Tuesday, February 19, 2013
Shrimp Leading Two Hunters, 1912
oil on canvas
20 1/4 x 24 in. (51.4 x 61 cm.)
signed A. J. Munnings and dated 1912 (lower right)
Though he was small in stature, Fountain George Page, a gypsy horse handler working in Norwich in the early 1900s, was one of Munnings’ most famous models—the aptly nicknamed “Shrimp.” The artist was first introduced to Shrimp by his employer, the horse dealer Drake, and upon their meeting, Munnings found him an “undersized, tough, artful young brigand” (Sir Alfred Munnings, An Artist’s Life, London, 1950, p. 207). Though the two had an often combative relationship, Shrimp, who “slept under the caravan with the dogs, and had no home of his own, no family ties, no parents that he knew” would become “an indispensable model, an inspiring rogue, an annoying villain” for the artist (Munnings, p. 207). Shrimp prominently appeared in a number of Munnings' compositions from 1908 through 1912, with the present work probably among the last of the series.
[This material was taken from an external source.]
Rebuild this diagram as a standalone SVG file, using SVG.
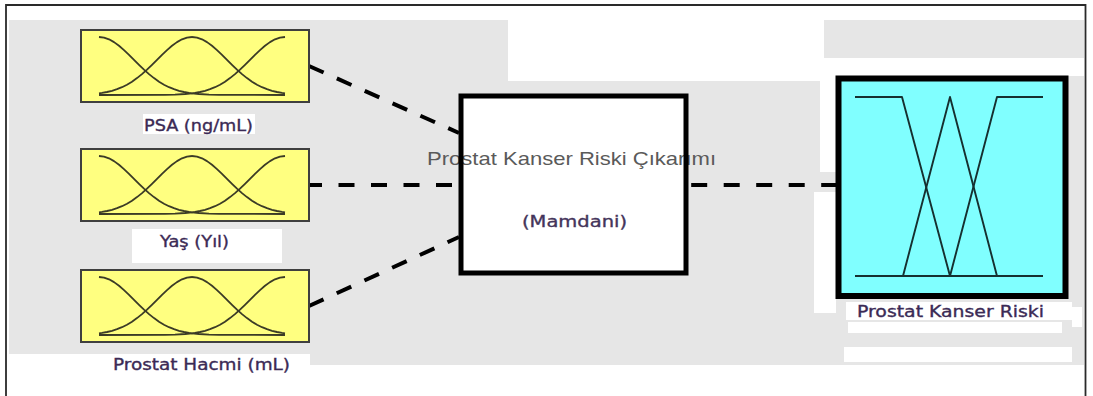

Shrimp's gypsy heritage — in addition to his skill with horses — made him a particularly intriguing model for Munnings. Shrimp with Two Hunters was painted after a period of several years during which Munnings spent his summers travelling through the English countryside as a vagabond, in a romanticized imitation of the gypsies who fascinated him. The gypsies traveled in caravans, working as hop-pickers, horse traders, itinerant laborers and roundabouts for traveling fairs. Munnings saw them as a poignant symbol of England’s rural life, one then threatened with industrialization and mechanized farming. The artist’s Romantic notions of the gypsy life were influenced by the writings of George Burrow, popular author and founder of the Gypsy Lore Society. Artists such as Augustus John and others in the Newlyn School shared Munnings’ interest in the nomadic and exotic-seeming people. At the same time, Munnings continued to explore his long-standing interest in the hunt, and by 1912 had painted several scenes of red-coated riders on powerful horses observed in the great vistas of Cornwall’s countryside. Seemingly on opposite sides of social history, England’s rural people and the refined hunting traditions of Britain’s great country homes are combined in the present work. Eschewing the ponies of Munnings’ earlier Shrimp compositions, in the present work, the groom rides a sleek light chestnut hunter while holding the reins of what appears to be the artist’s own Bay Mare, one of his most important equine models of the time. The artist gives Shrimp the same heroic, visual stature as many of the more traditional huntsmen he painted. Munning's naturalistic technique, coupled with impressionistic vigor, infuses the composition with a sense of movement; light and dark green swipes of paint suggest the open landscape rushing past the group, who appear to be about to move out of the picture space.